Well, there goes my tidy wrap up.

But what immediately came to my mind in its stead was this passage from Romans 8:35, 37-39:

Who shall separate us from the love of Christ? shall tribulation, or distress, or persecution, or famine, or nakedness, or peril, or sword?…Nay, in all these things we are more than conquerors through him that loved us. For I am persuaded, that neither death, nor life, nor angels, nor principalities, nor powers, nor things present, nor things to come, Nor height, nor depth, nor any other creature, shall be able to separate us from the love of God, which is in Christ Jesus our Lord.

Take THAT, you lone and dreary world!

How satisfying to discover that Adam Miller views Ecclesiastes as “an essential companion to Paul’s letter to the Romans.” And, while I had to look up what “propaedeutic” meant, I concur that Ecclesiastes and Nothing New Under the Sun are meaningful introductions to the study of the works of St. Paul.

One of the aspects I most appreciate about Adam Miller’s take on Ecclesiastes is that he doesn’t see the “reality/transitory nature” of life (what the King James Version keeps referring to as “vanity”) as a negative. Other scholars writing on the topic use pejorative terms like “meaningless” (Longman) or “vacuous” (Hoffman – no relation). Miller doesn’t impugn the ephemeral nature of mortal life. It’s just a given.

Miller states:

Rather than being what you’d hoped for, things will just be, instead, whatever they actually are. Sunlight will just be sunlight. Laundry will just be laundry. Your child will just be, perfectly, the faltering child that they are. But this is the nature of grace.

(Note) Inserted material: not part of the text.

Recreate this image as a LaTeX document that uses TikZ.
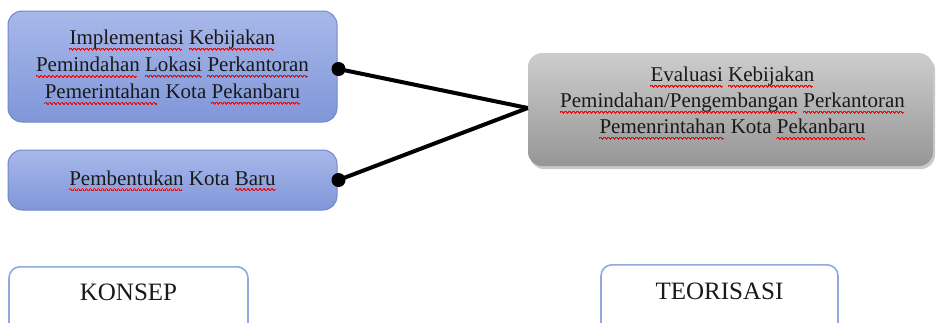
\documentclass[tikz,border=0pt]{standalone}
\usepackage{fontspec}
\setmainfont{Liberation Serif}
\usetikzlibrary{shadows}
\setlength{\unitlength}{1pt}
\definecolor{squig}{RGB}{230,20,20}
\newcommand\wavepiece{\begin{picture}(4,0)\linethickness{0.7pt}\qbezier(0,0)(1,1.8)(2,0)\qbezier(2,0)(3,-1.8)(4,0)\end{picture}}
\newcommand\sq[1]{\setbox0\hbox{#1}\rlap{\raisebox{-4.5pt}{\color{squig}\hbox to\wd0{\leaders\hbox{\wavepiece}\hfil}}}\box0\relax}
\definecolor{bluetop}{RGB}{168,184,234}
\definecolor{bluebot}{RGB}{128,150,216}
\definecolor{blueline}{RGB}{112,136,204}
\definecolor{greytop}{RGB}{205,205,205}
\definecolor{greybot}{RGB}{150,150,150}
\definecolor{lightline}{RGB}{140,172,220}
\definecolor{txt}{RGB}{25,25,25}
\tikzset{
  bluebox/.style={draw=blueline, line width=1pt, rounded corners=14pt,
    top color=bluetop, bottom color=bluebot, align=center, text=txt,
    font=\fontsize{21}{27}\selectfont, inner sep=0pt},
  greybox/.style={rounded corners=14pt, top color=greytop, bottom color=greybot,
    drop shadow={shadow xshift=2pt, shadow yshift=-3pt, opacity=0.35, fill=black!60}},
  boxtext/.style={align=center, text=txt, font=\fontsize{21}{26}\selectfont, inner sep=0pt},
  framebox/.style={draw=lightline, line width=1.6pt, rounded corners=11pt, fill=white, inner sep=0pt},
  lbl/.style={text=txt, font=\fontsize{25}{30}\selectfont, inner sep=0pt},
  conn/.style={line width=4pt, black},
  dotmark/.style={fill=black}
}
\begin{document}
\begin{tikzpicture}[x=1pt, y=-1pt]
\useasboundingbox (0,0) rectangle (936,322);
\clip (0,0) rectangle (936,322);
\fill[white] (0,0) rectangle (936,322);

\node[bluebox, minimum width=329pt, minimum height=111pt] (b1) at (172.5,66.5)
  {\sq{Implementasi} \sq{Kebijakan}\\ \sq{Pemindahan} \sq{Lokasi} \sq{Perkantoran}\\ \sq{Pemerintahan} Kota \sq{Pekanbaru}};
\node[bluebox, minimum width=329pt, minimum height=60pt] (b2) at (172.5,180)
  {\sq{Pembentukan} Kota \sq{Baru}};

\node[greybox, minimum width=405pt, minimum height=113pt] (b3) at (730.5,109.5) {};
\node[boxtext] (t3) at ([xshift=2pt,yshift=7pt]b3.center)
  {\sq{Evaluasi} \sq{Kebijakan}\\ \sq{Pemindahan/Pengembangan} \sq{Perkantoran}\\ \sq{Pemenrintahan} Kota \sq{Pekanbaru}};

\coordinate (m) at ([yshift=1.5pt]b3.west);
\coordinate (d1) at ([xshift=1pt,yshift=-2.5pt]b1.east);
\coordinate (d2) at ([xshift=1pt]b2.east);
\draw[conn] (d1) -- (m);
\draw[conn] (d2) -- (m);
\fill[dotmark] (d1) circle (7pt);
\fill[dotmark] (d2) circle (7pt);

\node[framebox, anchor=north, minimum width=239pt, minimum height=75pt] (k) at (128.5,266) {};
\node[lbl] (kl) at ([yshift=-26pt]k.north) {KONSEP};
\node[framebox, anchor=north, minimum width=237pt, minimum height=75pt] (t) at (719.5,264) {};
\node[lbl] (tl) at ([yshift=-27pt]t.north) {TEORISASI};
\end{tikzpicture}
\end{document}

I also value Miller’s affirmation that while it may seem appropriate to holler at every newborn still damp from its arrival, “Abandon all hope, ye who enter here!”, there is another side, a transcendent overlay of an acid-washed, divinely baptized “hope.”

Miller writes:

This is not the heroic, screw you, shout-into-the void hopelessness of the nihilist. No. It is rather, the pragmatic, clear-eyed, tender-hearted, mature hopelessness that liberates life from self-regard and empowers Christians to practice an unparalleled kindness in the face of this world’s absurdity.

Using synonyms for the KJV’s term “vanity,” Miller concludes his “blunt paraphrase” this way:

Everything is empty, futile and vain. Everything is ephemeral. Breath is all.

Somehow, guided by Miller’s insights, connections and wisdom, this feels triumphant, holy and invigorating.

P.S.  Give this as Christmas gifts to your friends– with a smile and a chunk of coal?